Type again, exactly, the lines below from the start through the line that includes "const rightX = [0, 10, 20];".

Recorded data
- - - -

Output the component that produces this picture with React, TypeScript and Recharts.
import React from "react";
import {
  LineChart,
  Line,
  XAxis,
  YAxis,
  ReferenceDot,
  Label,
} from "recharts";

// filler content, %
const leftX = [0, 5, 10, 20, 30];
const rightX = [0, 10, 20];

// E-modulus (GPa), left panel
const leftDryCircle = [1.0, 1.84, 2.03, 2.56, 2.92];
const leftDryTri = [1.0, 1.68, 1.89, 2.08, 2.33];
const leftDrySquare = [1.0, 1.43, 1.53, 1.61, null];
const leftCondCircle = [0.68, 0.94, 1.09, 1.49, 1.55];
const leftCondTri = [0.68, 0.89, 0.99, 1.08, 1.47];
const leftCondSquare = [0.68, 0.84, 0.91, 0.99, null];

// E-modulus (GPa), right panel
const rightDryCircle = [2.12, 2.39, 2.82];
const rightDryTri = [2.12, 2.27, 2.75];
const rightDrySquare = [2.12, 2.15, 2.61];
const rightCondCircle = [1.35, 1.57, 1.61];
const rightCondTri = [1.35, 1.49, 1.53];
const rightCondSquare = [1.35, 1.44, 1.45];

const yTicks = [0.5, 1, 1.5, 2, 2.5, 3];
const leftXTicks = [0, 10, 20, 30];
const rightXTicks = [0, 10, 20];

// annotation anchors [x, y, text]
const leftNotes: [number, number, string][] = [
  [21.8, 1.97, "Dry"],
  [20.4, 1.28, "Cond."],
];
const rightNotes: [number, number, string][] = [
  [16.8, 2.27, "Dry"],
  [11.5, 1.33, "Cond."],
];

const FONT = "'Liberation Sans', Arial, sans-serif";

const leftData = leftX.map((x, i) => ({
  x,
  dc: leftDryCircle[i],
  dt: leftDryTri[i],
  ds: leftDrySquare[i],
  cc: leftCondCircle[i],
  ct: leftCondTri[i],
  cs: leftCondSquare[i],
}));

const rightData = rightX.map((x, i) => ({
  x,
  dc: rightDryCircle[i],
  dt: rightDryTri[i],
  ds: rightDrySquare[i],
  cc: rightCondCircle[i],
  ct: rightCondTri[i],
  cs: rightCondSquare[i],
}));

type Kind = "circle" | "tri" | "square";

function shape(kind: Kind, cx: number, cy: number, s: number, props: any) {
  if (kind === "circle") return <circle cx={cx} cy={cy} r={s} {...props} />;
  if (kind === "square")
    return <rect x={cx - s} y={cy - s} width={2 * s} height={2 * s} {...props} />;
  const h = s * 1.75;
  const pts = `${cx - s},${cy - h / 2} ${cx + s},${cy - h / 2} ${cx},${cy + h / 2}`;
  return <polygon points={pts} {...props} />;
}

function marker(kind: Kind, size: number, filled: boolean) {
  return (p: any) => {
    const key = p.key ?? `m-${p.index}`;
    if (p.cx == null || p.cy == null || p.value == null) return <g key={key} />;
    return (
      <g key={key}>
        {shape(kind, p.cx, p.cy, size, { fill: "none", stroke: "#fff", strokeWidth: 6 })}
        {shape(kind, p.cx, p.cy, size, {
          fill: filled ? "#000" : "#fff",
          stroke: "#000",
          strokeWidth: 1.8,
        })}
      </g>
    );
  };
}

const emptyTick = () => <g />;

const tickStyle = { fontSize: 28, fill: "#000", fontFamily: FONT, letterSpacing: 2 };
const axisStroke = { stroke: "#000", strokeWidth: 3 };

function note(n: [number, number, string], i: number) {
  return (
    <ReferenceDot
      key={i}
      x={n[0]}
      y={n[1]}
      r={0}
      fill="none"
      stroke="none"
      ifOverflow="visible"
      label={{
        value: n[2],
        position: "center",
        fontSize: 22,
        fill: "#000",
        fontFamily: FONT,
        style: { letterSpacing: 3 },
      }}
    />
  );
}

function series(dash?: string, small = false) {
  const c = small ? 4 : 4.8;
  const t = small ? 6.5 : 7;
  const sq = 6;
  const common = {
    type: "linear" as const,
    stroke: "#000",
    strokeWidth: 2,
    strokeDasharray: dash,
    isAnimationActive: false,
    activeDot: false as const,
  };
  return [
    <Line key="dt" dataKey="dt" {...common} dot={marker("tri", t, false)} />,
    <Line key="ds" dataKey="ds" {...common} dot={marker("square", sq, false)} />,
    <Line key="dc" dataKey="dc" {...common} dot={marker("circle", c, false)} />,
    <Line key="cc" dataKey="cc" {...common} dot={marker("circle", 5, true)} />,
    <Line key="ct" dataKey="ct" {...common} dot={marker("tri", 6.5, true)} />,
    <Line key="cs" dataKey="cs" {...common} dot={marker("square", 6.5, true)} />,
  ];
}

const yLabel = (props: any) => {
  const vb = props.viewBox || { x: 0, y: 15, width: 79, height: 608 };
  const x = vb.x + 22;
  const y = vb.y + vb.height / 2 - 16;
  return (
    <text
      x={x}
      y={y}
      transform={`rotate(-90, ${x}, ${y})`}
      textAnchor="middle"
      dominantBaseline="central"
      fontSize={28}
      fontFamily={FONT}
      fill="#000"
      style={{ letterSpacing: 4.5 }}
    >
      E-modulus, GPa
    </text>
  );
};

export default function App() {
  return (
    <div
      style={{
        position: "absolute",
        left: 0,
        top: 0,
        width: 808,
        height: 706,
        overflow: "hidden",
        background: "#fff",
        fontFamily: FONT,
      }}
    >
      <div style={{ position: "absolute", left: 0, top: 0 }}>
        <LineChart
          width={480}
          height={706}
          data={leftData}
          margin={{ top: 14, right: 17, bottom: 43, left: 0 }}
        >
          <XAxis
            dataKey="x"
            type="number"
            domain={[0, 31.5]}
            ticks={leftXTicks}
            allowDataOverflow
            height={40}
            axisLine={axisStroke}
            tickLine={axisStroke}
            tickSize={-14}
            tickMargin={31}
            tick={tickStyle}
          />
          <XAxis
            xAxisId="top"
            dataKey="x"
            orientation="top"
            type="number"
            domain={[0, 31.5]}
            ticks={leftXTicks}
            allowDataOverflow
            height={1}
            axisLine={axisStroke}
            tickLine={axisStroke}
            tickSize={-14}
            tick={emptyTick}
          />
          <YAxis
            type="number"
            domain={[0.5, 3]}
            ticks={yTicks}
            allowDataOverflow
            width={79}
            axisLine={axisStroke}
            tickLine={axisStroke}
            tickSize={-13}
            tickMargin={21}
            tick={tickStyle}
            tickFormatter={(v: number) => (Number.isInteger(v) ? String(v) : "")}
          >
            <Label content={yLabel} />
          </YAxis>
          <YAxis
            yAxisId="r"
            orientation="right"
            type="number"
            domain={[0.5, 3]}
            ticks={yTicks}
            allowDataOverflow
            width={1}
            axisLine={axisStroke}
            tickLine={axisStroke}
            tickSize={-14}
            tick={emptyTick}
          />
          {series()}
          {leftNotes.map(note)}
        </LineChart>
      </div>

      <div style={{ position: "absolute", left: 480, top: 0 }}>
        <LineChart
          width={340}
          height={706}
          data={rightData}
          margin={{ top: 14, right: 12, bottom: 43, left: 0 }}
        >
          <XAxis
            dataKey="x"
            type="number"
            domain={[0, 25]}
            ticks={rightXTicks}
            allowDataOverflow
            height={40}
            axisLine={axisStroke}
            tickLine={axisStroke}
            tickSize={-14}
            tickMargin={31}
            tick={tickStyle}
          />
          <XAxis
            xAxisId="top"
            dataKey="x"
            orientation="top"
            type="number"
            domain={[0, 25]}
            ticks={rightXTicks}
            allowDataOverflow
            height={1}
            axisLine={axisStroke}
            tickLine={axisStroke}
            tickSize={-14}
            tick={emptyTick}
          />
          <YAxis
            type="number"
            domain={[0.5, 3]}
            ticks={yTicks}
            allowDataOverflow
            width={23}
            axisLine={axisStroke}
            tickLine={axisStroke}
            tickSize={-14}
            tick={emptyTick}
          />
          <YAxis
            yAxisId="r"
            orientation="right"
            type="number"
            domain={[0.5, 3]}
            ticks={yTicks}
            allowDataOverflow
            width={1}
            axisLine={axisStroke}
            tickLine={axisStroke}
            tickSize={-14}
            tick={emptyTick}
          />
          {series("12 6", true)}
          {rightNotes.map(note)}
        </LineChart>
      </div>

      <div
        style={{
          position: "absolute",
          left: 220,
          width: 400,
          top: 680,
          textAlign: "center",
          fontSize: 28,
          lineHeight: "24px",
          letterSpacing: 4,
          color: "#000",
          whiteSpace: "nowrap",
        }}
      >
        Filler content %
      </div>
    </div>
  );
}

- - - -

Full response
Output the component that produces this picture with React, TypeScript and Recharts.
import React from "react";
import {
  LineChart,
  Line,
  XAxis,
  YAxis,
  ReferenceDot,
  Label,
} from "recharts";

// filler content, %
const leftX = [0, 5, 10, 20, 30];
const rightX = [0, 10, 20];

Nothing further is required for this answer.